Which means continuing economic growth is almost entirely up to the consumer. Consumer spending is two-thirds of GDP, and for GDP growth to stay above water the consumer has to keep spending like nothing's wrong. But something is wrong — unemployment, thanks to those layoffs, is steadily on the rise and could go to 5 percent before this is all over with, and who wants to keep spending if their job is in danger?

They've done it so far. Consumers and their spending (led recently by auto sales) have remained surprisingly upbeat throughout this slowdown, and so far it looks like the almighty American shopper will be successful in keeping the U.S. out of a recession. But economists are starting to worry about "the consumer collapse," in which unemployment finally gets too scary for Americans to go on like they have and not tighten their belts just a little.

The tax rebate is supposed to delay that day of reckoning just long enough for Corporate America to shake off their excess inventories and start ramping up production again, followed by the long-awaited rebirth of capital investment in expansion, new equipment or in other companies. Alan Greenspan's six-and-counting interest-rate cuts will presumably help that along, but most forecasts see another six months before businesses really get their sea legs back.

Spend or save: does it really matter?

That's where the $300 comes in, or so the plan goes. Consumers bank the dough and immediately head out to stores, buying goods and services that put that $40 billion to work. Third-quarter (that's July to September) GDP growth registers an extra half-point or more, keeping the recession at bay, and George W. Bush comes off looking like his tax cut just saved the world.

But what if the polls are right — what if nobody feels rich enough to go to the mall? Well, the multiplier effect of say, sticking it under the mattress is darn near zero, and that wouldn't do much good. But some economists think what you do with the money isn't nearly as important as the feeling you get when it's sitting in your wallet.
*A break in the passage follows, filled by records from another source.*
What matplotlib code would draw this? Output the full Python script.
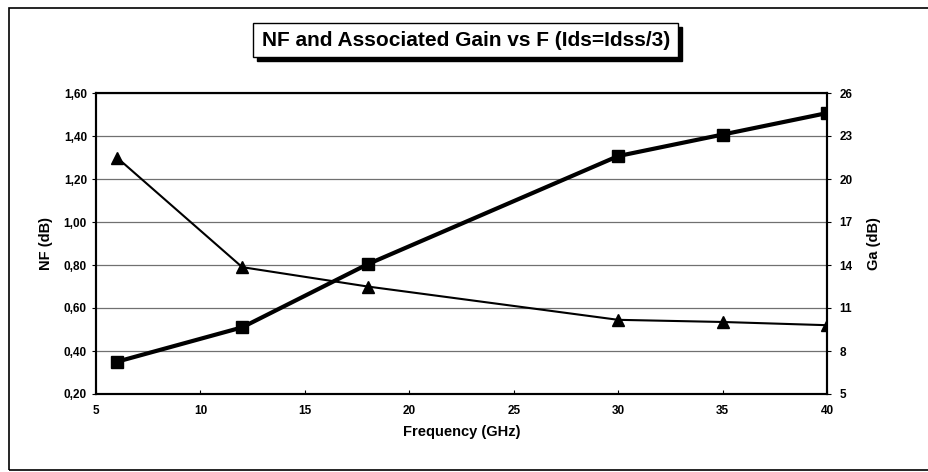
import matplotlib.pyplot as plt
from matplotlib.patches import Rectangle
from matplotlib.ticker import FuncFormatter

plt.rcParams['font.family'] = ['Liberation Sans', 'DejaVu Sans']
plt.rcParams['font.weight'] = 'bold'

freq = [6, 12, 18, 30, 35, 40]
nf = [1.30, 0.79, 0.70, 0.545, 0.535, 0.52]
ga = [7.25, 9.65, 14.05, 21.6, 23.1, 24.6]

nf_ticks = [0.20, 0.40, 0.60, 0.80, 1.00, 1.20, 1.40, 1.60]
ga_ticks = [5, 8, 11, 14, 17, 20, 23, 26]
x_ticks = [5, 10, 15, 20, 25, 30, 35, 40]

W, H = 929, 472
fig = plt.figure(figsize=(W / 100, H / 100), dpi=100)
ax = fig.add_axes([96 / W, 1 - 394 / H, (827 - 96) / W, (394 - 93) / H])

# outer chart frame
fig.patches.append(Rectangle((9 / W, 2 / H), 925 / W, 462 / H,
                             transform=fig.transFigure, fill=False,
                             edgecolor='black', linewidth=1.2))

ax.plot(freq, nf, color='black', linewidth=1.5, marker='^', markersize=8)
ax.set_xlim(5, 40)
ax.set_ylim(0.2, 1.6)
ax.set_xticks(x_ticks)
ax.set_yticks(nf_ticks)
ax.yaxis.set_major_formatter(FuncFormatter(lambda v, p: ('%.2f' % v).replace('.', ',')))
ax.grid(axis='y', color='#707070', linewidth=0.9)
ax.set_axisbelow(True)
ax.tick_params(axis='x', direction='in', length=3, labelsize=8.5, pad=8)
ax.tick_params(axis='y', direction='out', length=3, labelsize=8.5)
ax.set_xlabel('Frequency (GHz)', fontsize=10.5, fontweight='bold', labelpad=6)
ax.set_ylabel('NF (dB)', fontsize=10.5, fontweight='bold', labelpad=8)
for s in ax.spines.values():
    s.set_linewidth(1.5)

ax2 = ax.twinx()
ax2.plot(freq, ga, color='black', linewidth=3, marker='s', markersize=8)
ax2.set_ylim(5, 26)
ax2.set_yticks(ga_ticks)
ax2.tick_params(axis='y', direction='out', length=3, labelsize=8.5, pad=6)
ax2.set_ylabel('Ga (dB)', fontsize=10.5, fontweight='bold', labelpad=10)
for s in ax2.spines.values():
    s.set_linewidth(1.5)

# title box with shadow
fig.patches.append(Rectangle((257 / W, 1 - 61 / H), 425 / W, 34 / H,
                             transform=fig.transFigure, color='black', zorder=1))
fig.patches.append(Rectangle((253 / W, 1 - 57 / H), 425 / W, 34 / H,
                             transform=fig.transFigure, facecolor='white',
                             edgecolor='black', linewidth=1.0, zorder=2))
fig.text(466 / W, 1 - 40 / H, 'NF and Associated Gain vs F (Ids=Idss/3)',
         ha='center', va='center', fontsize=15, fontweight='bold', zorder=3)

fig.savefig('out.png', dpi=100)
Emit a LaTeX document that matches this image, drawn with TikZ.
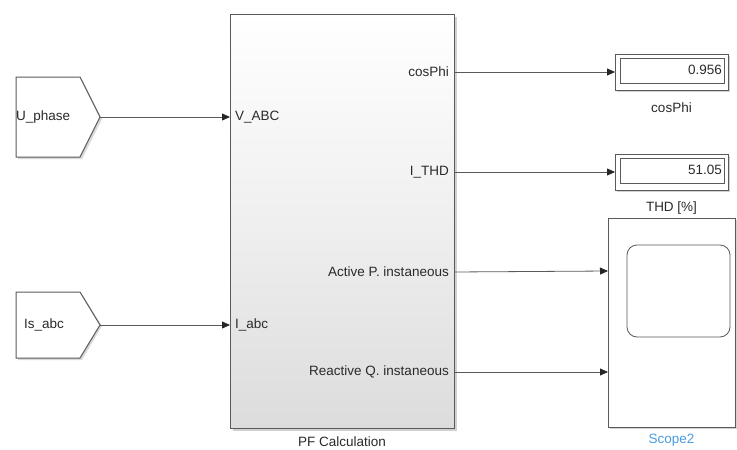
\documentclass[tikz,border=0pt]{standalone}
\usepackage{fontspec}
\setmainfont{Liberation Sans}
\usetikzlibrary{arrows.meta,calc}
\definecolor{edge}{HTML}{5A5A5A}
\definecolor{txt}{HTML}{2A2A2A}
\definecolor{bluelab}{HTML}{4A9BE0}
\definecolor{grad}{HTML}{DCDCDC}
\tikzset{
  sig/.style={draw=edge, line width=0.8pt, -{Triangle[length=8pt,width=7pt,color=black!85]}},
  blk/.style={draw=edge, line width=1pt},
  lab/.style={font=\fontsize{13.5}{16}\selectfont, text=txt, inner sep=0pt},
}
\begin{document}
\begin{tikzpicture}[x=1pt,y=-1pt]
\useasboundingbox (0,0) rectangle (737,450);
% ---- From blocks (pentagon tags)
\fill[black!15] (18,79) -- (82,79) -- (102,119) -- (82,159) -- (18,159) -- cycle;
\draw[blk, fill=white] (16,77) -- (80,77) -- (100,117) -- (80,157) -- (16,157) -- cycle;
\node[lab, anchor=west] (uph) at (16,117) {U\_phase};
\coordinate (uphtip) at (100,117);
\fill[black!15] (18,294) -- (82,294) -- (102,326) -- (82,360) -- (18,360) -- cycle;
\draw[blk, fill=white] (16,292) -- (80,292) -- (100,325) -- (80,358) -- (16,358) -- cycle;
\node[lab, anchor=west] (isabc) at (24,325) {Is\_abc};
\coordinate (isabctip) at (100,325);
% ---- PF Calculation block
\fill[black!18] (233,17) rectangle (457,431);
\shade[top color=white, bottom color=grad, middle color=white!55!grad] (230,14) rectangle (454,428);
\draw[blk] (230,14) rectangle (454,428);
\node[lab] (pflab) at (342,442) {PF Calculation};
\coordinate (pfin1) at (230,117);
\coordinate (pfin2) at (230,325);
\coordinate (pfo1) at (454,72);
\coordinate (pfo2) at (454,172);
\coordinate (pfo3) at (454,272);
\coordinate (pfo4) at (454,372);
\node[lab, anchor=west] (vabc) at (235,117) {V\_ABC};
\node[lab, anchor=west] (iabc) at (235,325) {I\_abc};
\node[lab, anchor=east] (lcos) at (449,72) {cosPhi};
\node[lab, anchor=east] (lthd) at (449,172) {I\_THD};
\node[lab, anchor=east] (lact) at (449,272) {Active P. instaneous};
\node[lab, anchor=east] (lrea) at (449,372) {Reactive Q. instaneous};
% ---- Displays
\fill[black!18] (617,56) rectangle (730,92);
\draw[blk, fill=white] (615,54) rectangle (728,90);
\draw[edge, line width=0.6pt] (620,58) rectangle (724,83);
\node[lab, anchor=east] (v1) at (722,70) {0.956};
\node[lab] (d1lab) at (671.5,108) {cosPhi};
\coordinate (d1in) at (615,72);
\fill[black!18] (617,156) rectangle (730,192);
\draw[blk, fill=white] (615,154) rectangle (728,190);
\draw[edge, line width=0.6pt] (620,158) rectangle (724,183);
\node[lab, anchor=east] (v2) at (722,170) {51.05};
\node[lab] (d2lab) at (671.5,208) {THD [\%]};
\coordinate (d2in) at (615,172);
% ---- Scope
\fill[black!18] (610,220) rectangle (737,429);
\draw[blk, fill=white] (608,218) rectangle (735,427);
\draw[edge, line width=0.8pt, rounded corners=10pt] (627,245) rectangle (730,337);
\node[lab, text=bluelab] (sclab) at (671.5,440) {Scope2};
\coordinate (sc1) at (608,271);
\coordinate (sc2) at (608,372);
% ---- Signals
\draw[sig] (uphtip) -- (pfin1);
\draw[sig] (isabctip) -- (pfin2);
\draw[sig] (pfo1) -- (d1in);
\draw[sig] (pfo2) -- (d2in);
\draw[sig] (pfo3) -- (sc1);
\draw[sig] (pfo4) -- (sc2);
\end{tikzpicture}
\end{document}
After all, this is America we're talking about — we raise our children to shop. And if Mr. And Mrs. Smith use that $600 to do something ant-ish like put it in the bank, invest it, or pay off credit card bills (generally a better deal than investing anyway), won't the money find its way out eventually? Admit it — savings is fleeting, investments make somebody else feel rich enough to spend, and credit card bills that go down by $600 tend to go back up by $800 before long. We're all grasshoppers at heart — that's how we kept this 10-year economic expansion running this long.
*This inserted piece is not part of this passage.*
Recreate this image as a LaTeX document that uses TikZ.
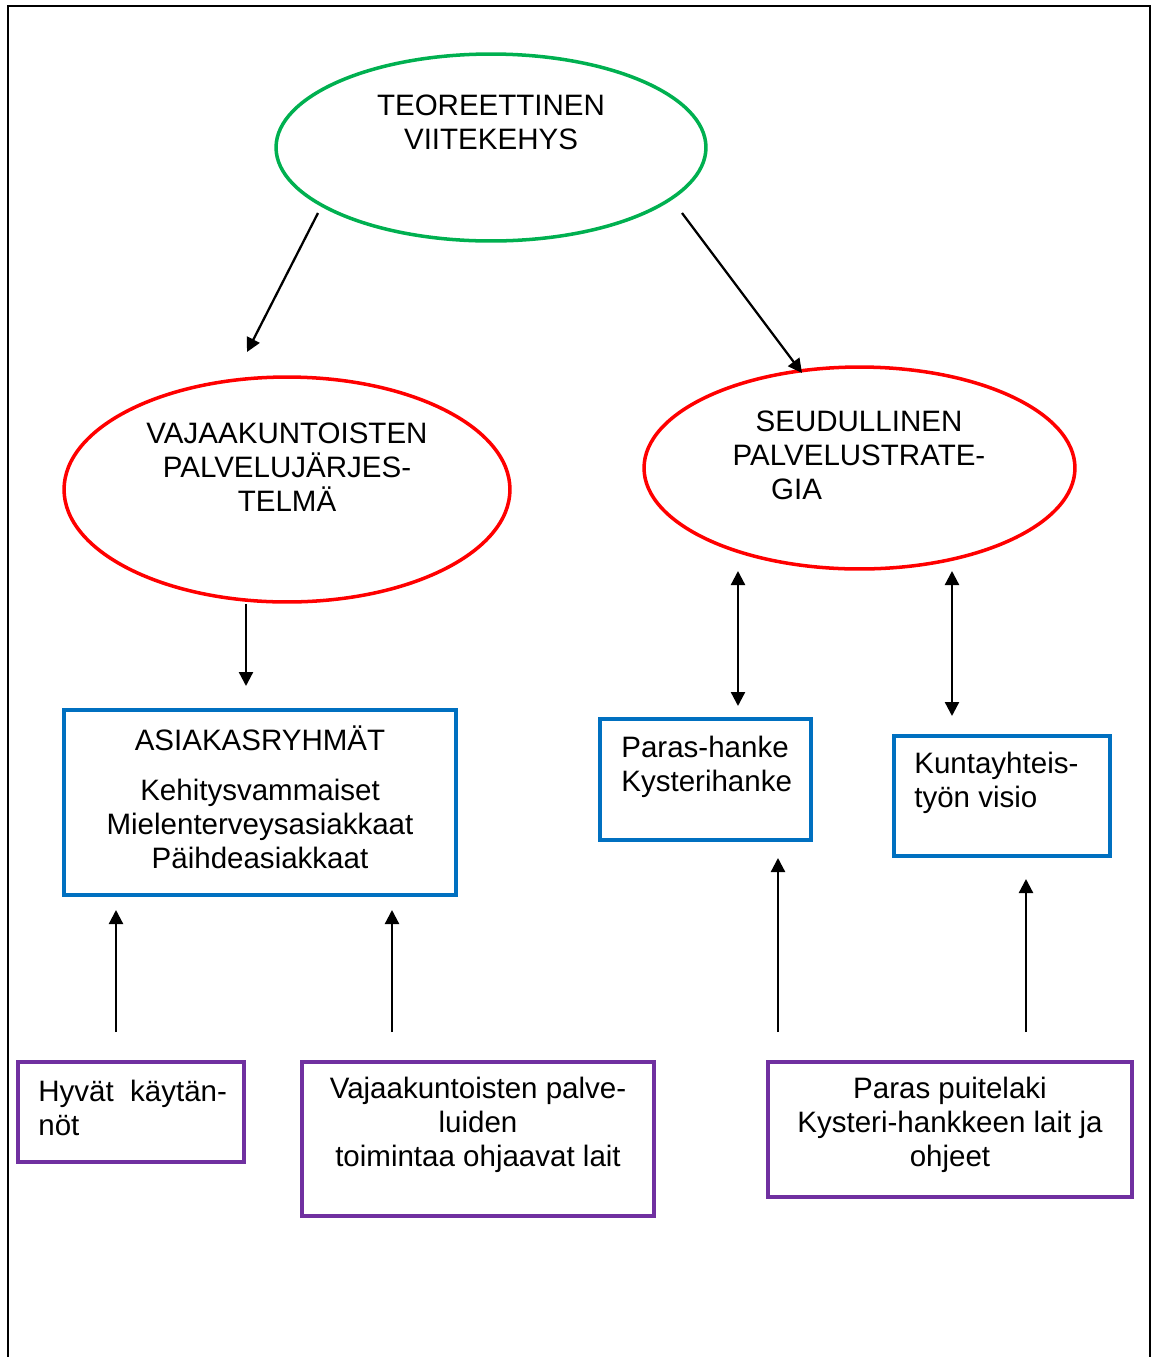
\documentclass[tikz,border=0pt]{standalone}
\usepackage{fontspec}
\setmainfont{Liberation Sans}
\usetikzlibrary{arrows.meta,shapes.geometric}
\definecolor{kaaviovihrea}{RGB}{0,176,80}
\definecolor{kaaviopunainen}{RGB}{255,0,0}
\definecolor{kaaviosininen}{RGB}{0,112,192}
\definecolor{kaaviovioletti}{RGB}{112,48,160}

\begin{document}
\begin{tikzpicture}[x=0.02cm,y=-0.02cm,>={Triangle[length=0.28cm,width=0.28cm]},
 soikio/.style={ellipse,draw,line width=2pt,inner sep=0pt},
 laatikko/.style={rectangle,draw,line width=2pt,inner sep=0pt},
 teksti/.style={inner sep=0pt,align=center,font=\fontsize{16.8}{19.4}\selectfont},
 nuoli/.style={->,line width=1.3pt}]
\useasboundingbox (0,0) rectangle (1151,1357);
\draw[line width=1.2pt] (8,1357) -- (8,6) -- (1150,6) -- (1150,1357);
% soikiot
\node[soikio,draw=kaaviovihrea,minimum width=8.6cm,minimum height=3.74cm] (teoria) at (491,147.5) {};
\node[teksti] (teoriat) at (491,122) {TEOREETTINEN\\VIITEKEHYS};
\node[soikio,draw=kaaviopunainen,minimum width=8.92cm,minimum height=4.5cm] (vajaa) at (287,489.5) {};
\node[teksti] (vajaat) at (287,467.5) {VAJAAKUNTOISTEN\\PALVELUJÄRJES-\\TELMÄ};
\node[soikio,draw=kaaviopunainen,minimum width=8.62cm,minimum height=4.04cm] (seutu) at (859.5,468) {};
\node[teksti] (seutut) at (859,455) {SEUDULLINEN\\PALVELUSTRATE-\\GIA\hspace*{2.5cm}};
% laatikot
\node[laatikko,draw=kaaviosininen,minimum width=7.84cm,minimum height=3.7cm] (asiakas) at (260,802.5) {};
\node[teksti] (asiakast) at (260,797) {ASIAKASRYHMÄT\\[0.32cm]Kehitysvammaiset\\Mielenterveysasiakkaat\\Päihdeasiakkaat};
\node[laatikko,draw=kaaviosininen,minimum width=4.22cm,minimum height=2.42cm] (paras) at (705.5,779.5) {};
\node[teksti,align=left,anchor=west] (parast) at (621,766.5) {Paras-hanke\\Kysterihanke};
\node[laatikko,draw=kaaviosininen,minimum width=4.32cm,minimum height=2.4cm] (kunta) at (1002,796) {};
\node[teksti,align=left,anchor=west] (kuntat) at (914,783) {Kuntayhteis-\\työn visio};
\node[laatikko,draw=kaaviovioletti,minimum width=4.52cm,minimum height=2cm] (hyvat) at (131,1112) {};
\node[teksti,align=left,anchor=west] (hyvatt) at (38,1107.5) {Hyvät\ \ käytän-\\nöt};
\node[laatikko,draw=kaaviovioletti,minimum width=7.04cm,minimum height=3.08cm] (lait) at (478,1139) {};
\node[teksti] (laitt) at (478,1125) {Vajaakuntoisten palve-\\luiden\\toimintaa ohjaavat lait};
\node[laatikko,draw=kaaviovioletti,minimum width=7.28cm,minimum height=2.7cm] (puite) at (950,1129.5) {};
\node[teksti] (puitet) at (950,1125) {Paras puitelaki\\Kysteri-hankkeen lait ja\\ohjeet};
% nuolten päät
\coordinate (t1) at (318,213); \coordinate (v1) at (247,352);
\coordinate (t2) at (682,213); \coordinate (s1) at (802,373);
\coordinate (v2) at (246,604); \coordinate (a1) at (246,686);
\coordinate (s2) at (738,571); \coordinate (p1) at (738,706);
\coordinate (s3) at (952,571); \coordinate (k1) at (952,716);
\coordinate (h1) at (116,1032); \coordinate (a2) at (116,910);
\coordinate (l1) at (392,1032); \coordinate (a3) at (392,910);
\coordinate (u1) at (778,1032); \coordinate (p2) at (778,858);
\coordinate (u2) at (1026,1032); \coordinate (k2) at (1026,879);
\draw[nuoli] (t1) -- (v1);
\draw[nuoli] (t2) -- (s1);
\draw[nuoli] (v2) -- (a1);
\draw[nuoli,<->] (s2) -- (p1);
\draw[nuoli,<->] (s3) -- (k1);
\draw[nuoli] (h1) -- (a2);
\draw[nuoli] (l1) -- (a3);
\draw[nuoli] (u1) -- (p2);
\draw[nuoli] (u2) -- (k2);
\end{tikzpicture}
\end{document}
The Bush Administration would still prefer that you head directly to the store — it's faster that way, and there are Republican political careers riding on this tax cut working out for the best. Stores would certainly prefer that you spend it with them — Wal-Mart, for one, is offering a rebate-check cashing service right on premises.

"Seriously, no purchase is necessary," said Wal-Mart spokesman Tom Williams. "We're happy to have people come in our stores, to cash them and leave — but we'd love them to spend some of the money, too."

That's about how George W. Bush, Alan Greenspan and everyone in Washington or out who would like to see the U.S. keep the good times going another ten years. Economically, the checks may be coming along at the right time — while consumers are apparently still confident enough to spend the things. The trick will be to get them into mailboxes and back out into the marketplace before one of two things start to scare people: the unemployment rate, which is going nowhere but up, and the stock market, which is going nowhere at all. Hopefully by winter, Greenspan's cuts will kick in and business will feel ready to pitch in with some multiplier-ready dollars of their own.

Till then, it's up to you. The nation needs your $40 billion swirling around the marketplace, but don't do it out of patriotism — we don't want you feeling broke and used in November, either. Advice from your economist? First get your letter and do a little planning; then use the rebate — whatever it is — to make yourself feel richer. The rest will take care of itself.